_Provided entries_.
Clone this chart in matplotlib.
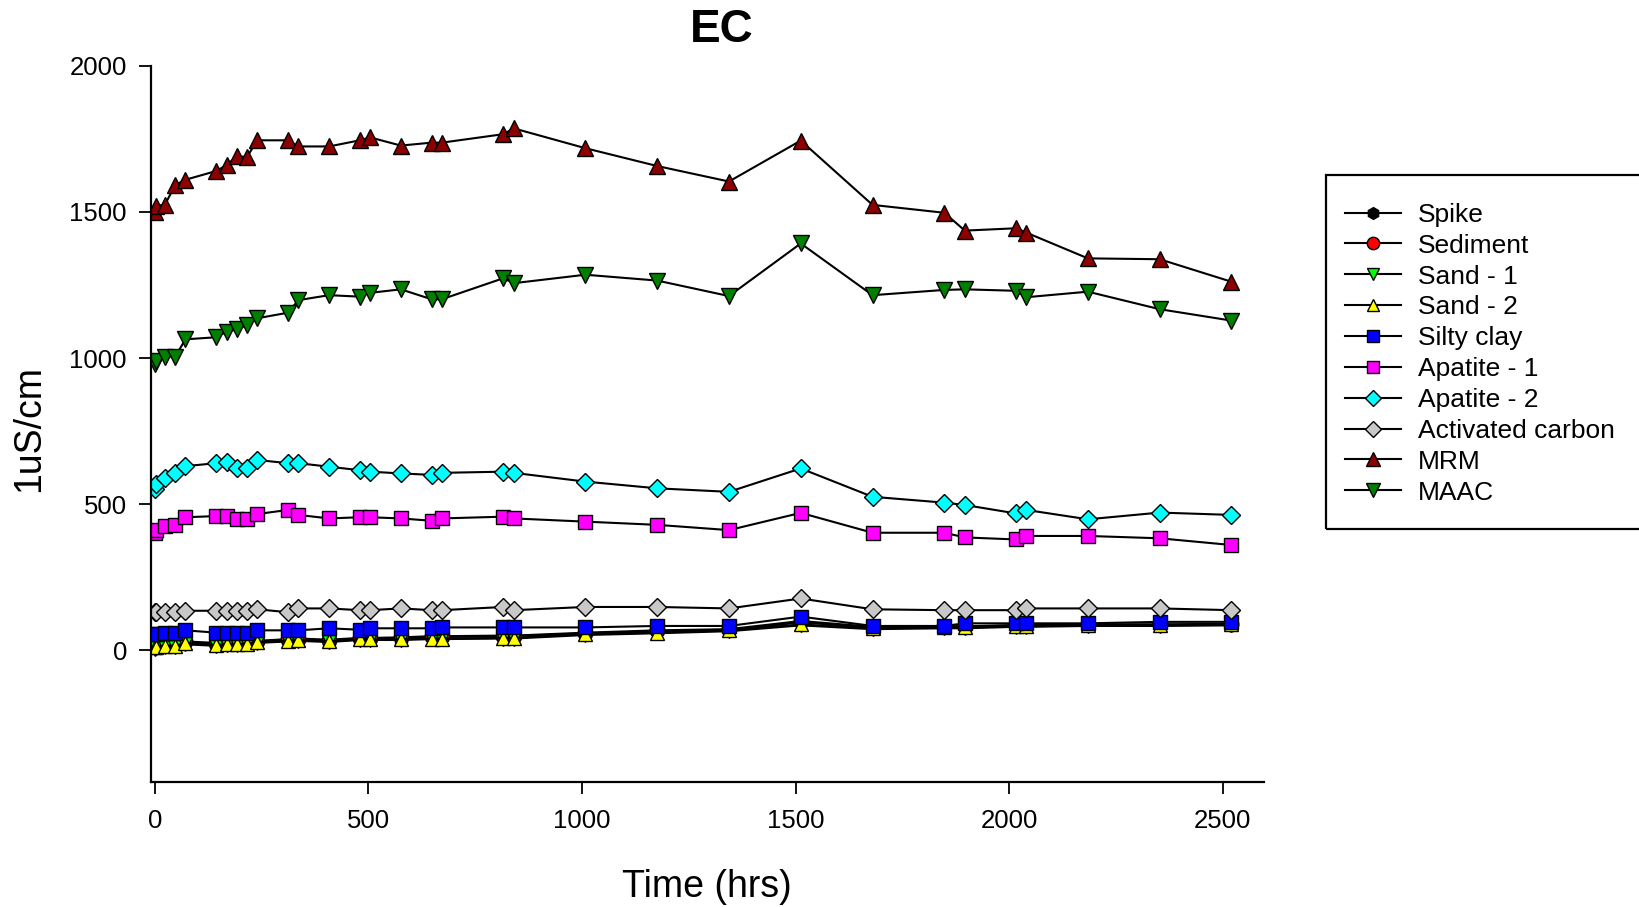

==

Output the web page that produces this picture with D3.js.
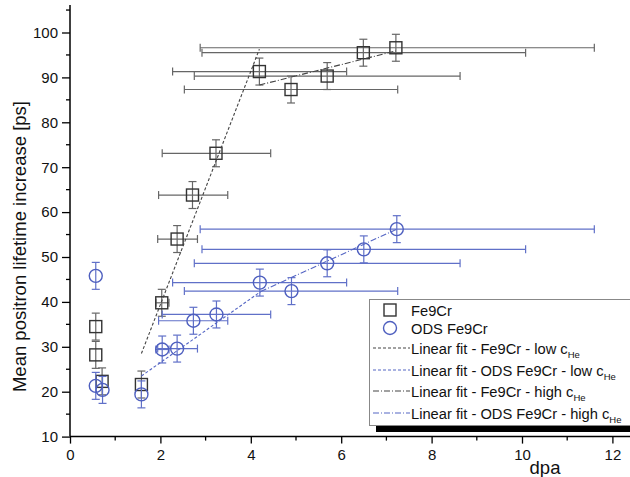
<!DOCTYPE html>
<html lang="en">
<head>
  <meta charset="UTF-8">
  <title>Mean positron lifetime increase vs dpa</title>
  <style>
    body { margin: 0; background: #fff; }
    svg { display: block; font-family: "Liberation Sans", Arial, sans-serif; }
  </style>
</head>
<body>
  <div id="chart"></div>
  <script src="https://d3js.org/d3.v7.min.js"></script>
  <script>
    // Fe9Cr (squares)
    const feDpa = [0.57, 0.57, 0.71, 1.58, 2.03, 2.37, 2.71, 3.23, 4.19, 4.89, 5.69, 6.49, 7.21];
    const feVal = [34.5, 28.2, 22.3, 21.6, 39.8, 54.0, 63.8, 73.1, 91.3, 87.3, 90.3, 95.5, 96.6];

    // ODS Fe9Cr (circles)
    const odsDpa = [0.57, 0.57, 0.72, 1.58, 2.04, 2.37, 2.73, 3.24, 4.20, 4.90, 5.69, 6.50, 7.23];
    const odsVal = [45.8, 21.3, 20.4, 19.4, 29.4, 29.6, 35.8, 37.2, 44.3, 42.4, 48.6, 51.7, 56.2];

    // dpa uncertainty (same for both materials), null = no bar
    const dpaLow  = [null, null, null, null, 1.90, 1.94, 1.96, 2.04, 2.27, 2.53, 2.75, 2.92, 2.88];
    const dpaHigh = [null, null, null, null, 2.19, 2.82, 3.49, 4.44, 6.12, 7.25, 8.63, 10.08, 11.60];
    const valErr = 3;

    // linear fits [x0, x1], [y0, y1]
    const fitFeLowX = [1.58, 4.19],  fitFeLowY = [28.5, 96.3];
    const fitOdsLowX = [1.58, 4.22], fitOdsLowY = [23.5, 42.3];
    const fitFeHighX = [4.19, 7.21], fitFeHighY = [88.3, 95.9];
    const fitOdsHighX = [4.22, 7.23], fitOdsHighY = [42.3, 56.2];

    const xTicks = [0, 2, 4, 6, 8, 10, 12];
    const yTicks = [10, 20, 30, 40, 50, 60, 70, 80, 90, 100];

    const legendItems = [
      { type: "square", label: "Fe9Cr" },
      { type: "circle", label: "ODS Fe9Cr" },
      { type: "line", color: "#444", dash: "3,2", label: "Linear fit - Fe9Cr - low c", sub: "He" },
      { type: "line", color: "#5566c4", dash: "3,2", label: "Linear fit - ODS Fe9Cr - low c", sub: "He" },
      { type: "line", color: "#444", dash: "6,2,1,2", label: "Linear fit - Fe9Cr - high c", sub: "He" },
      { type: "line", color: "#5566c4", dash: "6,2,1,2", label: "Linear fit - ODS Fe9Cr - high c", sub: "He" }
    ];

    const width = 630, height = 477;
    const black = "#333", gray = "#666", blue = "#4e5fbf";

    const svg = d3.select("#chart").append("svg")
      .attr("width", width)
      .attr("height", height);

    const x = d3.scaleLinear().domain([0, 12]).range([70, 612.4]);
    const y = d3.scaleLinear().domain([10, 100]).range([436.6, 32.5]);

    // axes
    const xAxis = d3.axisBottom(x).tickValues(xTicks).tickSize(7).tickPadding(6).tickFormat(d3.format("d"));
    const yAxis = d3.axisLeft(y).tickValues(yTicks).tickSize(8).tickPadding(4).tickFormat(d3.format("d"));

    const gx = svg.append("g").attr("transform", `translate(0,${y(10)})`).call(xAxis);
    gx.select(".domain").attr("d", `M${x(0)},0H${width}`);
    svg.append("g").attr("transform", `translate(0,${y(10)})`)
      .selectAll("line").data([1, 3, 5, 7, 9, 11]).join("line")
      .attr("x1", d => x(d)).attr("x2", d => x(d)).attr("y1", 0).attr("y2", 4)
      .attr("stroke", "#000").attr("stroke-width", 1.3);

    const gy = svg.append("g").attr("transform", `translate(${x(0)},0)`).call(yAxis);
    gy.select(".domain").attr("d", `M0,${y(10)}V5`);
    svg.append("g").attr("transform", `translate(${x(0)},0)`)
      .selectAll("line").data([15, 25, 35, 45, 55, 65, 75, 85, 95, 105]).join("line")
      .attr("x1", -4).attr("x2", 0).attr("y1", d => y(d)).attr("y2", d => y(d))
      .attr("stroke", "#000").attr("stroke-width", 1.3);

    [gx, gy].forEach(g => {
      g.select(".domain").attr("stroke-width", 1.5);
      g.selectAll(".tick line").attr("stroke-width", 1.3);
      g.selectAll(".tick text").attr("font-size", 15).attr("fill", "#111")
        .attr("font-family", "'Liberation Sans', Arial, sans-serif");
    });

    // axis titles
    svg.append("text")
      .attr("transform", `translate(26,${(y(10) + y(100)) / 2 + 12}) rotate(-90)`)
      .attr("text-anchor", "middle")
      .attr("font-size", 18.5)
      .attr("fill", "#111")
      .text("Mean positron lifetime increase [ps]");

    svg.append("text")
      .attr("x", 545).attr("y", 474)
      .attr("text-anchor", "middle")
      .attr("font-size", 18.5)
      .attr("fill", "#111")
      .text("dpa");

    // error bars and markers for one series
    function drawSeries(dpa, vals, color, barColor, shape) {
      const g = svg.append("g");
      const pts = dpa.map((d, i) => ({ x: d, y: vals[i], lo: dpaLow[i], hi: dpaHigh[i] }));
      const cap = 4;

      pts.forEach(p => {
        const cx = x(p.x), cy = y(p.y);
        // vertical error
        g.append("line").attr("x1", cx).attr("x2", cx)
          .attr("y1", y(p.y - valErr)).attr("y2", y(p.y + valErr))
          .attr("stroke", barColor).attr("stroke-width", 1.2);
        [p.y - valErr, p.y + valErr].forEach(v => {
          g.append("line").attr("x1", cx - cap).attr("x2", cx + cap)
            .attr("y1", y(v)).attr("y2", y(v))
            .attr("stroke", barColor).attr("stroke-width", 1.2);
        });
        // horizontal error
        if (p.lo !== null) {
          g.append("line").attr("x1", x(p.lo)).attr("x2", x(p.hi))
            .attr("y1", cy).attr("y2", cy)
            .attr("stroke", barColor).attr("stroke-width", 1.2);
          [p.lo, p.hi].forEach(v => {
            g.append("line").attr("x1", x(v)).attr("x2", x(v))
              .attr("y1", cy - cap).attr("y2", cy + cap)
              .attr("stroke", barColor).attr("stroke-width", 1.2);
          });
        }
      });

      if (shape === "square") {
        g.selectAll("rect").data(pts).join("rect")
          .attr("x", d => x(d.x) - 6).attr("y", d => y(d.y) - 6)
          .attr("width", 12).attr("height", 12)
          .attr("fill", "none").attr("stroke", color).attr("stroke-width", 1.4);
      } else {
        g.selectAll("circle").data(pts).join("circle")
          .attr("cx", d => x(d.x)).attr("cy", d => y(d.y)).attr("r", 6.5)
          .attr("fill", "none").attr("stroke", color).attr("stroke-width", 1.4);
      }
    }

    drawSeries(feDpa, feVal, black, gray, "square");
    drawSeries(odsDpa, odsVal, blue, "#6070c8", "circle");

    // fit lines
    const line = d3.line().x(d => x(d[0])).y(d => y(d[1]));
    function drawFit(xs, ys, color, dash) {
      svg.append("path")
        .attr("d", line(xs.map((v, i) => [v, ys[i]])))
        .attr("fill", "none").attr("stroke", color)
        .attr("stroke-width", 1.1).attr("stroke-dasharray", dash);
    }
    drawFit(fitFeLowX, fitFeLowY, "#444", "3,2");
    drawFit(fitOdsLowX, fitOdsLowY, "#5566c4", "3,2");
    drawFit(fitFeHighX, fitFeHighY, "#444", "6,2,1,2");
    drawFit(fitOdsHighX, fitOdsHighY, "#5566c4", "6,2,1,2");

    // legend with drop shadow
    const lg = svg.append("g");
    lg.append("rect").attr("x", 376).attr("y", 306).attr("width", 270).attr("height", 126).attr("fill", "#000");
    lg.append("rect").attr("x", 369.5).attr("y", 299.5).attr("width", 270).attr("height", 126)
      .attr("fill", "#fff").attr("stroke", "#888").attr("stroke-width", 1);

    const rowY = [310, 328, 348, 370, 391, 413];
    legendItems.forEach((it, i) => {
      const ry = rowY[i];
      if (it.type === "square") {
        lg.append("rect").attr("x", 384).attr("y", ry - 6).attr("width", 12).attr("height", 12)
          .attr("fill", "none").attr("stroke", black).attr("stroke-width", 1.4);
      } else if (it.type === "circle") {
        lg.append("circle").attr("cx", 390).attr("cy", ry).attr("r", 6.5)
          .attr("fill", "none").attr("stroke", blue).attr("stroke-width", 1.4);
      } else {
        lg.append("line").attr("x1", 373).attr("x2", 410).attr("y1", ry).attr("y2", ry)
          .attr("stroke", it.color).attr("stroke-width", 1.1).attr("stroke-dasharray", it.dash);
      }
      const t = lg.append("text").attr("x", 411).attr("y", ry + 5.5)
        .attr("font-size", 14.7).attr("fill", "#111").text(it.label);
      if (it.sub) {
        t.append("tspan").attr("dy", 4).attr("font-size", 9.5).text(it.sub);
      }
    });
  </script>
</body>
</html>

_Job_. Copy all lines of the material above where the string "with" occurs.

_Answer to this task_.
Output the web page that produces this picture with D3.js.
    // legend with drop shadow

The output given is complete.